Similarly if you have issues with him barking at neighbours, have him on leash, right when you see the neighbour, have him look at you and give the treat BEFORE he reacts. You are changing the default response from 'omg threat!' to 'oh good, a person, let me check in with my human'.
As the fear fades, you can move closer, fade out the rewards etc.
Keep in mind you are working against breed traits though. It's pretty normal for a
LGD to bark at anything 'weird' when guarding their 'flock' even if the flock is a human who wishes they wouldn't. My goal for being in the backyard around neighbours would be one alert bark and done, instead of hysterical continued barking.
Moving from pure counter conditioning to training, another common recommendation is the Look at That game, which teaches your dog to observe a distraction, ignore it, then look at you for direction. It can be started in your kitchen. Here's a service dog trainer showing how it works.

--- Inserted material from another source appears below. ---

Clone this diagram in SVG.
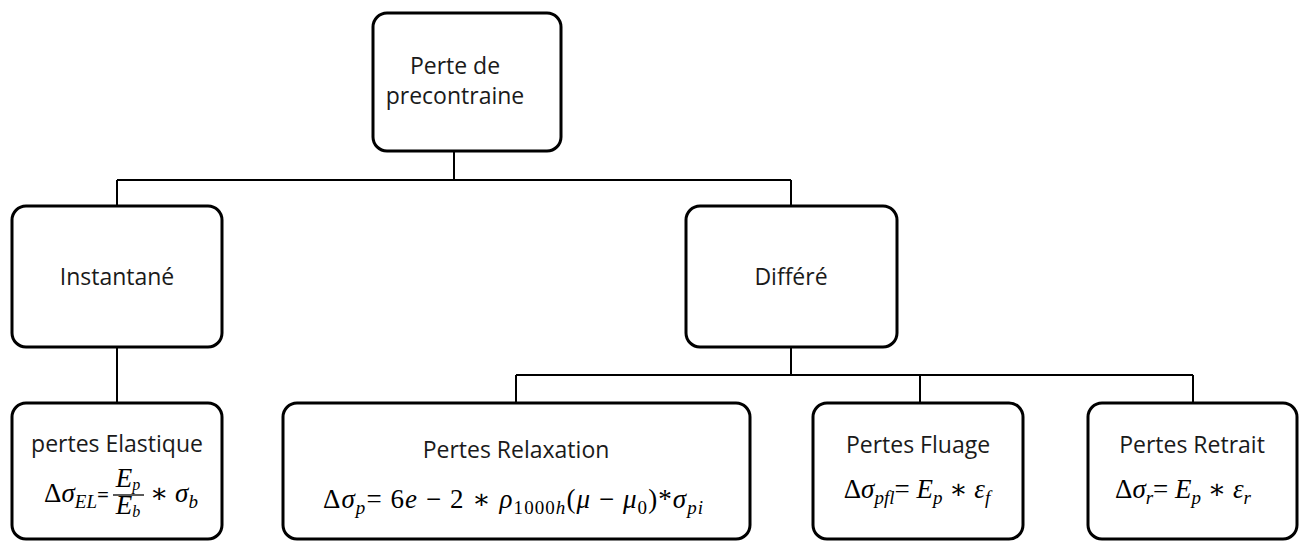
<svg xmlns="http://www.w3.org/2000/svg" width="1306" height="542" viewBox="0 0 1306 542">
  <style>
    .box { fill: #ffffff; stroke: #000000; stroke-width: 3; }
    .wire { fill: none; stroke: #000000; stroke-width: 2; }
    .lbl { font-family: "Open Sans", "Noto Sans", sans-serif; font-size: 23px; fill: #1a1a1a; text-anchor: middle; }
    .m { font-family: "Liberation Serif", "DejaVu Serif", serif; font-size: 27px; fill: #000000; }
    .i { font-style: italic; }
    .sub { font-size: 19px; }
  </style>

  <!-- connectors -->
  <g id="connectors">
    <path class="wire" d="M454 151 V180 M117 180 H791 M117 180 V206 M791 180 V206"/>
    <path class="wire" d="M117 347 V403"/>
    <path class="wire" d="M791 347 V375 M516 375 H1193 M516 375 V403 M920 375 V403 M1193 375 V403"/>
  </g>

  <!-- root -->
  <g id="node-perte">
    <rect class="box" x="373" y="13" width="188" height="138" rx="14"/>
    <text class="lbl" x="455" y="74" font-size="22">Perte de</text>
    <text class="lbl" x="455" y="104" font-size="22">precontraine</text>
  </g>

  <!-- level 1 -->
  <g id="node-instantane">
    <rect class="box" x="12" y="206" width="210" height="141" rx="14"/>
    <text class="lbl" x="117" y="285">Instantané</text>
  </g>
  <g id="node-differe">
    <rect class="box" x="686" y="206" width="211" height="141" rx="14"/>
    <text class="lbl" x="791" y="285">Différé</text>
  </g>

  <!-- level 2 -->
  <g id="node-elastique">
    <rect class="box" x="12" y="403" width="210" height="136" rx="14"/>
    <text class="lbl" x="117" y="452">pertes Elastique</text>
    <text class="m" x="109" y="502" text-anchor="end">Δ<tspan class="i">σ</tspan><tspan class="i sub" dy="6">EL</tspan><tspan dy="-6" font-family="Open Sans, sans-serif" font-size="21">=</tspan></text>
    <!-- fraction Ep / Eb -->
    <text class="m i" text-anchor="middle" font-size="22"><tspan x="128" y="487">E<tspan font-size="16" dy="3">p</tspan></tspan><tspan x="128" y="514">E<tspan font-size="16" dy="3">b</tspan></tspan></text>
    <line x1="113" y1="495" x2="144" y2="495" stroke="#000" stroke-width="1.3"/>
    <text class="m" x="150" y="502">∗ <tspan class="i">σ</tspan><tspan class="i sub" dy="6">b</tspan></text>
  </g>

  <g id="node-relaxation">
    <rect class="box" x="283" y="403" width="467" height="136" rx="14"/>
    <text class="lbl" x="516" y="458">Pertes Relaxation</text>
    <text class="m" x="513" y="508" text-anchor="middle" textLength="380" lengthAdjust="spacing">Δ<tspan class="i">σ</tspan><tspan class="i sub" dy="6">p</tspan><tspan dy="-6">= 6<tspan class="i">e</tspan> − 2 ∗ <tspan class="i">ρ</tspan></tspan><tspan class="sub" dy="6">1000<tspan class="i">h</tspan></tspan><tspan dy="-6">(<tspan class="i">μ</tspan> − <tspan class="i">μ</tspan></tspan><tspan class="sub" dy="6">0</tspan><tspan dy="-6">)*<tspan class="i">σ</tspan></tspan><tspan class="i sub" dy="6">pi</tspan></text>
  </g>

  <g id="node-fluage">
    <rect class="box" x="813" y="403" width="210" height="136" rx="14"/>
    <text class="lbl" x="918" y="453">Pertes Fluage</text>
    <text class="m" x="917" y="498" text-anchor="middle">Δ<tspan class="i">σ</tspan><tspan class="i sub" dy="6">pfl</tspan><tspan dy="-6">= <tspan class="i">E</tspan></tspan><tspan class="i sub" dy="6">p</tspan><tspan dy="-6"> ∗ <tspan class="i">ε</tspan></tspan><tspan class="i sub" dy="6">f</tspan></text>
  </g>

  <g id="node-retrait">
    <rect class="box" x="1088" y="403" width="209" height="136" rx="14"/>
    <text class="lbl" x="1192" y="453">Pertes Retrait</text>
    <text class="m" x="1183" y="498" text-anchor="middle">Δ<tspan class="i">σ</tspan><tspan class="i sub" dy="6">r</tspan><tspan dy="-6">= <tspan class="i">E</tspan></tspan><tspan class="i sub" dy="6">p</tspan><tspan dy="-6"> ∗ <tspan class="i">ε</tspan></tspan><tspan class="i sub" dy="6">r</tspan></text>
  </g>
</svg>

Some people would suggest extinguishing the behaviour (applying a negative stimulus/punishment, for example, using a pinch or choke collar to correct the dog until dog stops doing it) but that wouldn't be my suggestion because of the risk of backlash for a fear based behaviour. It's pretty easy to end up with a dog who is still afraid of the trigger, but has also learned not to communicate the fear, and that's where you start to risk no warning bites if someone with bad dog-reading skills approaches the dog suddenly thinking quiet dog = friendly dog. Or, depending on the level of the fear, redirection up the leash at the handler.